60-е годы, сделавшие так много для раскрепощения России, нанесли политическому освободительному движению тяжелый удар. Они направили значительную, и самую энергичную часть его — все революционное движение, — по антилиберальному руслу. Разночинцы, которые начинают вливаться широкой волной в дворянскую интеллигенцию, не находят политическую свободу достаточно привлекательным идеалом. Они желают революции, которая немедленно осуществила бы в России всеобщее равенство — хотя бы ценой уничтожения привилегированных классов (знаменитые 3 миллиона голов). Против дворянского либерализма — даже либерального социализма Герцена — они начинают ожесточенную борьбу. Раннее народничество 60—70-х годов считает даже вредной конституцию в России как укрепляющую позиции буржуазных классов. Многое можно было привести в объяснение этой поразительной абберации: погоню за последним криком западной политической моды, чрезвычайный примитивизм мысли, оторванной от действительности, максимализм, свойственный русской мечтательности. Но есть один, более серьезный и роковой, мотив, уже знакомый нам. Разночинцы стояли ближе к народу, чем либералы. Они знали, что народу свобода не говорит ничего; что его легче поднять против бар, чем против царя. Впрочем, их собственное сердце билось в такт с народом; равенство говорило им больше свободы. Конечно, и здесь сказалось все то же московское наследие.

Потом они поумнели.
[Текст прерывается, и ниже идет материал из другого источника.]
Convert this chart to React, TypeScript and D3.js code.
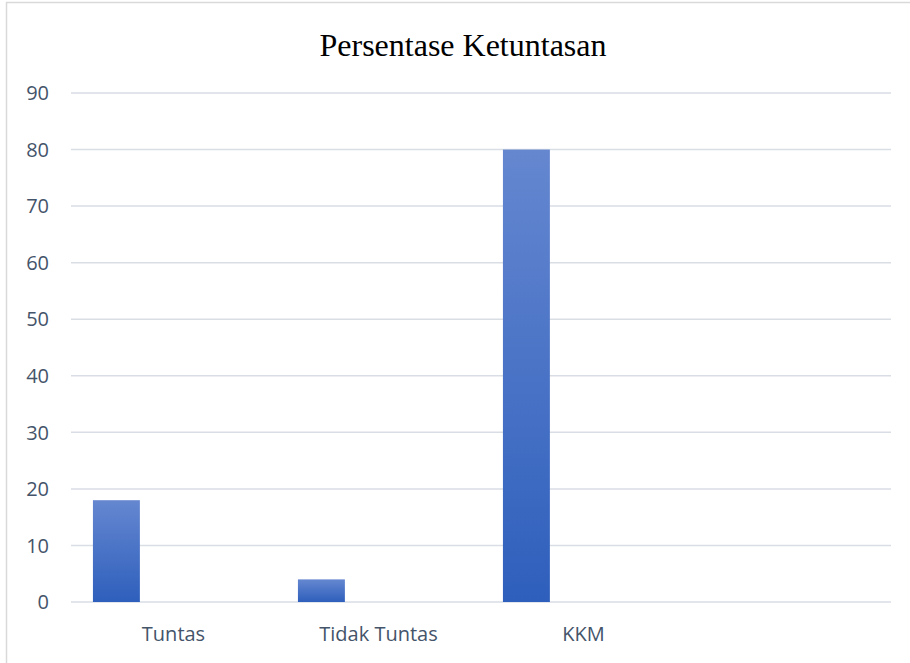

Уже народовольцы признали борьбу за политическое освобождение. В конце века обе господствующие социалистические партии недвусмысленно ведут борьбу за демократию. Правда, марксизм понимал свою свободу инструментально, как средство в борьбе за диктатуру пролетариата: вскрывая «буржуазную подоплеку» освободительного движения, он унижал и обессмысливал свободу в глазах неискушенных в тактических тонкостях масс. Но здесь уже веял не старый «русский дух», а новый западный душок, или сквозняк, который дул от утопического коммунизма 40-х годов в еще неведомое и негаданное царство фашизма.